Within the Yajurveda, the Upanishads arise from the very heart of the sacrificial tradition and remain structurally and conceptually woven into it. Texts such as the Bṛhadāraṇyaka in the Śukla Yajurveda and the Taittirīya, Kaṭha, and Maitrāyaṇī Upanishads in the Kṛṣṇa Yajurveda appear as concluding portions of the ritual prose, attached to Saṃhitā or Brāhmaṇa material that is preoccupied with sacrifice. They thus function as a kind of culmination, often beginning in a recognizably ritual setting—priests, fires, offerings—and then turning that setting toward questions of ātman, Brahman, and the imperishable. In this way, they do not stand outside the sacrificial world but grow out of it, as its reflective and interpretive “end.”

The connection is especially visible in the way sacrificial elements are re-read as symbols of inner processes. Fire, altar, oblation, and priest become images for breath, body, mind, and the operations of consciousness; the outer yajña is treated as a mirror of an “inner yajña” whose true offering is knowledge. Ritual utterances and mantras, originally tied to precise acts, are taken up as supports for meditation, while the sacred syllable Oṃ, central in ritual recitation, is given an expanded, cosmological significance. The same technical vocabulary—agni, soma, dīkṣā, and so forth—remains in place, but its meaning is deepened and interiorized rather than discarded.

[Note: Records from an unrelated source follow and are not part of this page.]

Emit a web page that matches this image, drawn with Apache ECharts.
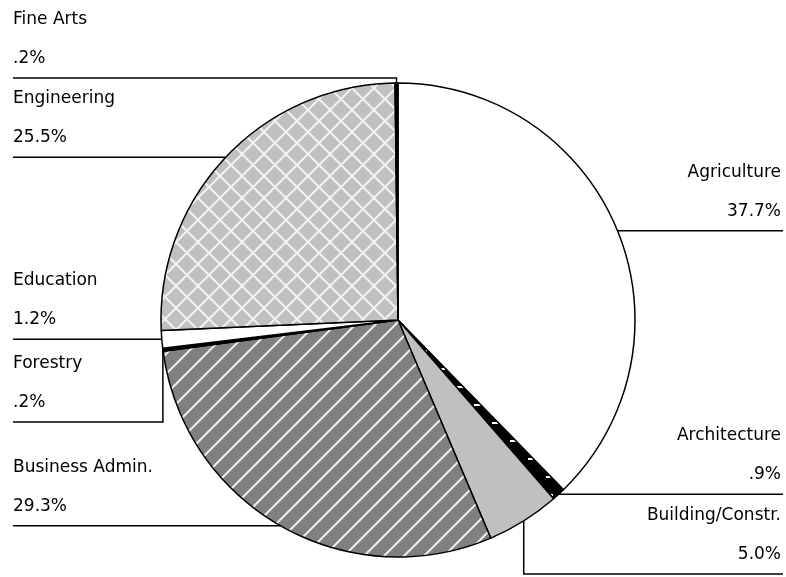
<!DOCTYPE html>
<html>
<head>
<meta charset="utf-8">
<script src="https://cdn.jsdelivr.net/npm/echarts@6/dist/echarts.min.js"></script>
<style>
  html, body { margin: 0; padding: 0; background: #fff; }
  #chart { width: 786px; height: 577px; }
</style>
</head>
<body>
<div id="chart"></div>
<script>
  // data
  var majors = ['Agriculture', 'Architecture', 'Building/Constr.', 'Business Admin.', 'Forestry', 'Education', 'Engineering', 'Fine Arts']
  var shares = [37.7, 0.9, 5.0, 29.3, 0.2, 1.2, 25.5, 0.2]

  // leader lines that drop down/up before turning to the edge
  var lineYOverride = { 'Forestry': 422, 'Building/Constr.': 574, 'Fine Arts': 78 }

  function tile (size, bg, draw) {
    var c = document.createElement('canvas')
    c.width = c.height = size
    var g = c.getContext('2d')
    g.fillStyle = bg
    g.fillRect(0, 0, size, size)
    if (draw) draw(g, size)
    return { image: c, repeat: 'repeat' }
  }
  function diag (g, s, dir) {
    for (var k = -1; k <= 1; k++) {
      g.beginPath()
      if (dir > 0) { g.moveTo(k * s - 2, s + 2); g.lineTo(k * s + s + 2, -2) }
      else { g.moveTo(k * s - 2, -2); g.lineTo(k * s + s + 2, s + 2) }
      g.stroke()
    }
  }

  var hatch = tile(20, '#808080', function (g, s) {
    g.strokeStyle = '#eeeeee'; g.lineWidth = 2
    diag(g, s, 1)
  })
  var cross = tile(22, '#c0c0c0', function (g, s) {
    g.strokeStyle = '#f2f2f2'; g.lineWidth = 2
    diag(g, s, 1); diag(g, s, -1)
  })
  var dashes = tile(18, '#000000', function (g, s) {
    g.fillStyle = '#ffffff'
    g.fillRect(6, 8, 7, 2)
  })
  var fills = ['#ffffff', dashes, '#c0c0c0', hatch, '#000000', '#ffffff', cross, '#000000']

  function pct (v) {
    return v.toFixed(1).replace(/^0\./, '.') + '%'
  }

  var cx = 398, cy = 320
  var chart = echarts.init(document.getElementById('chart'))
  var option = {
    animation: false,
    series: [{
      type: 'pie',
      center: [cx, cy],
      radius: 237,
      startAngle: 90,
      clockwise: true,
      avoidLabelOverlap: false,
      silent: true,
      itemStyle: { borderColor: '#000', borderWidth: 1.5 },
      label: {
        show: true,
        position: 'outside',
        color: '#000',
        fontFamily: 'DejaVu Sans',
        fontSize: 17,
        lineHeight: 39,
        formatter: function (p) { return p.name + '\n' + pct(p.value) }
      },
      labelLine: {
        show: true,
        length: 10,
        length2: 10,
        lineStyle: { color: '#000', width: 1.5 }
      },
      labelLayout: function (params) {
        var a = params.labelLinePoints[0]
        var name = majors[params.dataIndex]
        var y = lineYOverride[name] != null ? lineYOverride[name] : a[1]
        var left = a[0] < cx
        var edge = left ? 13 : 783
        return {
          x: left ? 13 : 781,
          y: y,
          align: left ? 'left' : 'right',
          verticalAlign: 'bottom',
          labelLinePoints: [[a[0], a[1]], [a[0], y], [edge, y]]
        }
      },
      data: majors.map(function (m, i) {
        return { name: m, value: shares[i], itemStyle: { color: fills[i] } }
      })
    }]
  }
  chart.setOption(option)
</script>
</body>
</html>
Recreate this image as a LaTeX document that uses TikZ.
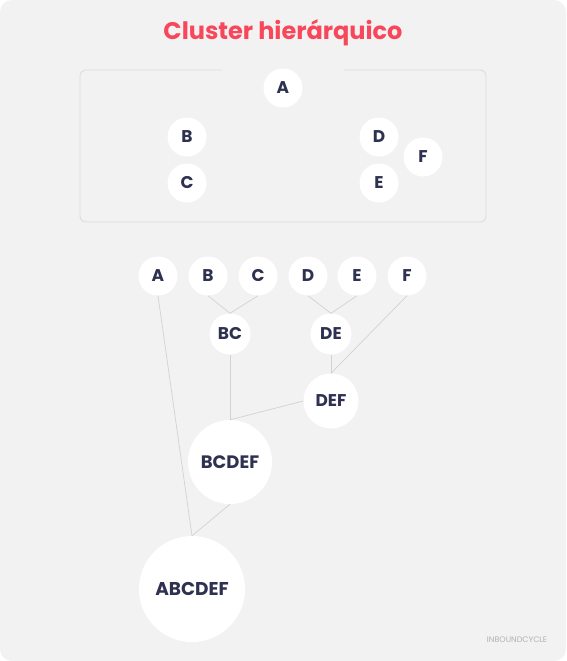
\documentclass[tikz,border=0pt]{standalone}
\usepackage{fontspec}
\setmainfont{Poppins}
\usepackage{xcolor}
\definecolor{panel}{HTML}{F2F2F2}
\definecolor{ink}{HTML}{2E3150}
\definecolor{titlered}{HTML}{F8465A}
\definecolor{edgegray}{HTML}{D2D2D2}
\definecolor{framegray}{HTML}{DCDCDC}
\tikzset{
  point/.style={circle, fill=white, inner sep=0pt, minimum size=39pt,
    text=ink, font=\fontsize{17}{17}\selectfont\bfseries},
  merged/.style={point, minimum size=#1},
  link/.style={draw=edgegray, line width=0.7pt},
}

\begin{document}
\begin{tikzpicture}[x=1pt, y=-1pt]
      % panel and frame
      \useasboundingbox (0,0) rectangle (566,661);
      \fill[panel, rounded corners=12pt] (0,0) rectangle (566,661);
      \draw[framegray, line width=0.9pt, rounded corners=6pt]
        (222,70) -- (80,70) -- (80,222) -- (486,222) -- (486,70) -- (344,70);
      \node (title) at (283,33) [text=titlered, font=\fontsize{24}{24}\selectfont\bfseries]
        {Cluster hierárquico};

      % points in the plane
      \node[point] (pA) at (283,88) {A};
      \node[point] (pB) at (187,137) {B};
      \node[point] (pC) at (187,183) {C};
      \node[point] (pD) at (379,137) {D};
      \node[point] (pE) at (379,183) {E};
      \node[point] (pF) at (423,157) {F};

      % dendrogram
      \node[point] (A) at (158,276) {A};
      \node[point] (B) at (208,276) {B};
      \node[point] (C) at (258,276) {C};
      \node[point] (D) at (308,276) {D};
      \node[point] (E) at (357,276) {E};
      \node[point] (F) at (407,276) {F};
      \node[merged=41pt] (BC) at (230,334) {BC};
      \node[merged=41pt] (DE) at (331,334) {DE};
      \node[merged=55pt] (DEF) at (331,401) {DEF};
      \node[merged=84pt, font=\fontsize{18}{18}\selectfont\bfseries] (BCDEF) at (230,462) {BCDEF};
      \node[merged=106pt, font=\fontsize{18.5}{18.5}\selectfont\bfseries] (ABCDEF) at (192,589) {ABCDEF};

      \draw[link] (B.south) -- (BC.north);
      \draw[link] (C.south) -- (BC.north);
      \draw[link] (D.south) -- (DE.north);
      \draw[link] (E.south) -- (DE.north);
      \draw[link] (DE.south) -- (DEF.north);
      \draw[link] (F.south) -- (DEF.north);
      \draw[link] (BC.south) -- (BCDEF.north);
      \draw[link] (DEF.west) -- (BCDEF.north);
      \draw[link] (A.south) -- (ABCDEF.north);
      \draw[link] (BCDEF.south) -- (ABCDEF.north);

      \node (logo) at (517,640) [text=black!30, font=\fontsize{8}{8}\selectfont] {INBOUNDCYCLE};
    \end{tikzpicture}
\end{document}
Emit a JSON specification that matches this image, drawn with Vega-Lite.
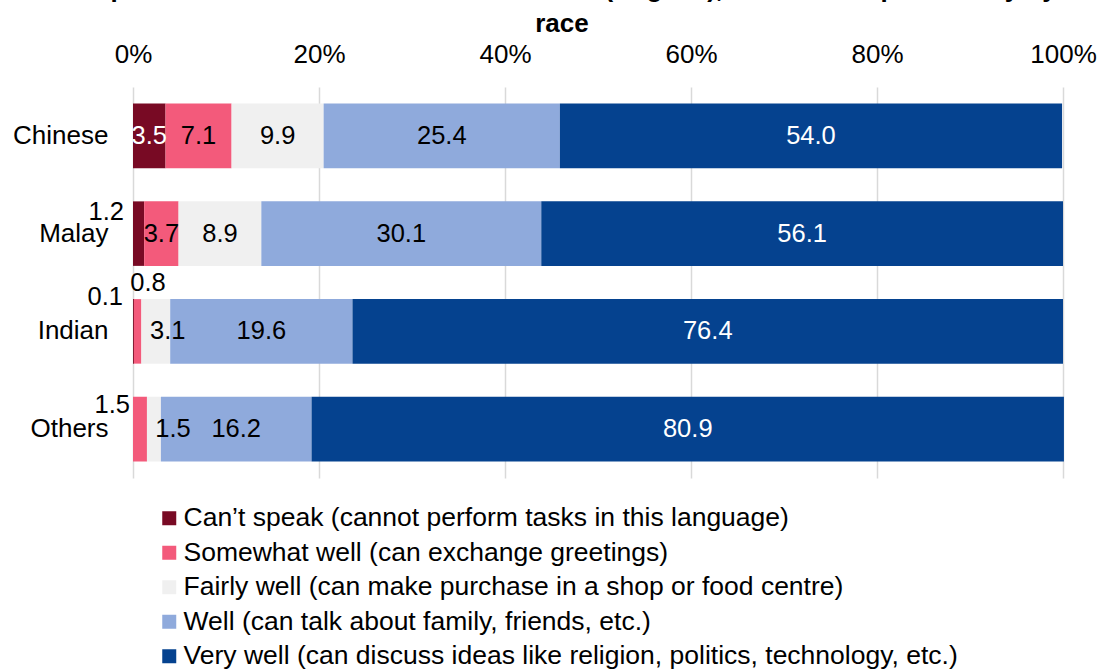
{
  "$schema": "https://vega.github.io/schema/vega-lite/v6.json",
  "width": 930,
  "height": 391,
  "autosize": {"type": "none"},
  "padding": {"left": 133, "top": 87, "right": 36, "bottom": 192},
  "config": {"font": "Liberation Sans", "view": {"stroke": null}},
  "title": {
    "text": ["Proportion of residents able to converse in (English), and level of proficiency by", "race"],
    "fontSize": 26,
    "fontWeight": "bold",
    "lineHeight": 35.5,
    "anchor": "middle",
    "dx": -36,
    "offset": 4,
    "color": "#000000",
    "font": "Liberation Sans"
  },
  "data": {
    "values": [
      {"race": "Chinese", "level": "Can’t speak (cannot perform tasks in this language)", "ord": 1, "pct": 3.5},
      {"race": "Chinese", "level": "Somewhat well (can exchange greetings)", "ord": 2, "pct": 7.1},
      {"race": "Chinese", "level": "Fairly well (can make purchase in a shop or food centre)", "ord": 3, "pct": 9.9},
      {"race": "Chinese", "level": "Well (can talk about family, friends, etc.)", "ord": 4, "pct": 25.4},
      {"race": "Chinese", "level": "Very well (can discuss ideas like religion, politics, technology, etc.)", "ord": 5, "pct": 54.0},
      {"race": "Malay", "level": "Can’t speak (cannot perform tasks in this language)", "ord": 1, "pct": 1.2},
      {"race": "Malay", "level": "Somewhat well (can exchange greetings)", "ord": 2, "pct": 3.7},
      {"race": "Malay", "level": "Fairly well (can make purchase in a shop or food centre)", "ord": 3, "pct": 8.9},
      {"race": "Malay", "level": "Well (can talk about family, friends, etc.)", "ord": 4, "pct": 30.1},
      {"race": "Malay", "level": "Very well (can discuss ideas like religion, politics, technology, etc.)", "ord": 5, "pct": 56.1},
      {"race": "Indian", "level": "Can’t speak (cannot perform tasks in this language)", "ord": 1, "pct": 0.1},
      {"race": "Indian", "level": "Somewhat well (can exchange greetings)", "ord": 2, "pct": 0.8},
      {"race": "Indian", "level": "Fairly well (can make purchase in a shop or food centre)", "ord": 3, "pct": 3.1},
      {"race": "Indian", "level": "Well (can talk about family, friends, etc.)", "ord": 4, "pct": 19.6},
      {"race": "Indian", "level": "Very well (can discuss ideas like religion, politics, technology, etc.)", "ord": 5, "pct": 76.4},
      {"race": "Others", "level": "Somewhat well (can exchange greetings)", "ord": 2, "pct": 1.5},
      {"race": "Others", "level": "Fairly well (can make purchase in a shop or food centre)", "ord": 3, "pct": 1.5},
      {"race": "Others", "level": "Well (can talk about family, friends, etc.)", "ord": 4, "pct": 16.2},
      {"race": "Others", "level": "Very well (can discuss ideas like religion, politics, technology, etc.)", "ord": 5, "pct": 80.9}
    ]
  },
  "transform": [
    {"stack": "pct", "groupby": ["race"], "sort": [{"field": "ord", "order": "ascending"}], "as": ["x0", "x1"]},
    {"calculate": "(datum.x0 + datum.x1) / 2", "as": "xm"}
  ],
  "encoding": {
    "y": {
      "field": "race",
      "type": "nominal",
      "sort": ["Chinese", "Malay", "Indian", "Others"],
      "scale": {"paddingInner": 0.34, "paddingOuter": 0.17},
      "axis": {"title": null, "domain": false, "ticks": false, "labelFontSize": 26, "labelColor": "#000000", "labelPadding": 25, "labelFont": "Liberation Sans"}
    }
  },
  "layer": [
    {
      "mark": {"type": "bar"},
      "encoding": {
        "x": {
          "field": "x0",
          "type": "quantitative",
          "scale": {"domain": [0, 100], "nice": false, "zero": true},
          "axis": {
            "orient": "top",
            "title": null,
            "values": [0, 20, 40, 60, 80, 100],
            "labelExpr": "datum.value + '%'",
            "labelFlush": false,
            "labelOverlap": false,
            "grid": true,
            "gridColor": "#d9d9d9",
            "gridWidth": 1.5,
            "domain": false,
            "ticks": false,
            "labelFontSize": 26,
            "labelColor": "#000000",
            "labelPadding": 20,
            "labelFont": "Liberation Sans"
          }
        },
        "x2": {"field": "x1"},
        "color": {
          "field": "level",
          "type": "nominal",
          "scale": {
            "domain": [
              "Can’t speak (cannot perform tasks in this language)",
              "Somewhat well (can exchange greetings)",
              "Fairly well (can make purchase in a shop or food centre)",
              "Well (can talk about family, friends, etc.)",
              "Very well (can discuss ideas like religion, politics, technology, etc.)"
            ],
            "range": ["#780A24", "#F35A7B", "#F0F0F0", "#8FAADC", "#05428F"]
          },
          "legend": {
            "title": null,
            "orient": "none",
            "legendX": 23,
            "legendY": 418,
            "direction": "vertical",
            "symbolType": "square",
            "symbolSize": 196,
            "symbolStrokeWidth": 0,
            "labelFontSize": 26.5,
            "labelFont": "Liberation Sans",
            "labelColor": "#000000",
            "labelOffset": 1,
            "rowPadding": 7.5,
            "labelLimit": 1000
          }
        }
      }
    },
    {
      "transform": [{"filter": "!((datum.race == 'Malay' && datum.ord == 1) || (datum.race == 'Indian' && datum.ord <= 3) || (datum.race == 'Others' && datum.ord <= 3))"}],
      "mark": {"type": "text", "fontSize": 25.5, "font": "Liberation Sans", "align": "center", "baseline": "middle"},
      "encoding": {
        "x": {"field": "xm", "type": "quantitative"},
        "text": {"field": "pct", "type": "quantitative", "format": ".1f"},
        "color": {"condition": {"test": "datum.ord == 1 || datum.ord == 5", "value": "#ffffff"}, "value": "#000000"}
      }
    },
    {
      "transform": [{"filter": "datum.race == 'Indian' && datum.ord == 3"}],
      "mark": {"type": "text", "fontSize": 25.5, "font": "Liberation Sans", "align": "center", "baseline": "middle", "dx": 12, "color": "#000000"},
      "encoding": {"x": {"field": "xm", "type": "quantitative"}, "text": {"field": "pct", "type": "quantitative", "format": ".1f"}}
    },
    {
      "transform": [{"filter": "datum.race == 'Others' && datum.ord == 3"}],
      "mark": {"type": "text", "fontSize": 25.5, "font": "Liberation Sans", "align": "center", "baseline": "middle", "dx": 19, "color": "#000000"},
      "encoding": {"x": {"field": "xm", "type": "quantitative"}, "text": {"field": "pct", "type": "quantitative", "format": ".1f"}}
    },
    {
      "transform": [{"filter": "datum.race == 'Malay' && datum.ord == 1"}],
      "mark": {"type": "text", "fontSize": 25.5, "font": "Liberation Sans", "align": "right", "baseline": "middle", "dx": -9, "dy": -22, "color": "#000000"},
      "encoding": {"x": {"field": "x0", "type": "quantitative"}, "text": {"field": "pct", "type": "quantitative", "format": ".1f"}}
    },
    {
      "transform": [{"filter": "datum.race == 'Indian' && datum.ord == 1"}],
      "mark": {"type": "text", "fontSize": 25.5, "font": "Liberation Sans", "align": "right", "baseline": "middle", "dx": -10, "dy": -34, "color": "#000000"},
      "encoding": {"x": {"field": "x0", "type": "quantitative"}, "text": {"field": "pct", "type": "quantitative", "format": ".1f"}}
    },
    {
      "transform": [{"filter": "datum.race == 'Indian' && datum.ord == 2"}],
      "mark": {"type": "text", "fontSize": 25.5, "font": "Liberation Sans", "align": "center", "baseline": "middle", "dx": 14, "dy": -48, "color": "#000000"},
      "encoding": {"x": {"field": "x0", "type": "quantitative"}, "text": {"field": "pct", "type": "quantitative", "format": ".1f"}}
    },
    {
      "transform": [{"filter": "datum.race == 'Others' && datum.ord == 2"}],
      "mark": {"type": "text", "fontSize": 25.5, "font": "Liberation Sans", "align": "right", "baseline": "middle", "dx": -3, "dy": -24, "color": "#000000"},
      "encoding": {"x": {"field": "x0", "type": "quantitative"}, "text": {"field": "pct", "type": "quantitative", "format": ".1f"}}
    }
  ]
}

From within this shared priestly milieu, the Upanishads gently shift the axis of value from the efficacy of karma to the primacy of jñāna. The ritual prose emphasizes correct performance for finite results, whether worldly or heavenly; the Upanishadic sections, while not simply negating this, relativize it by presenting knowledge of ātman–brahman as the highest “sacrifice.” The sacrificial system’s concern with sustaining cosmic order becomes the springboard for a more inward vision, in which that order is grounded in the realization of the Self as the ultimate reality. Thus the ritual framework is neither rejected nor merely preserved; it is transformed into a language through which the quest for liberation can be articulated.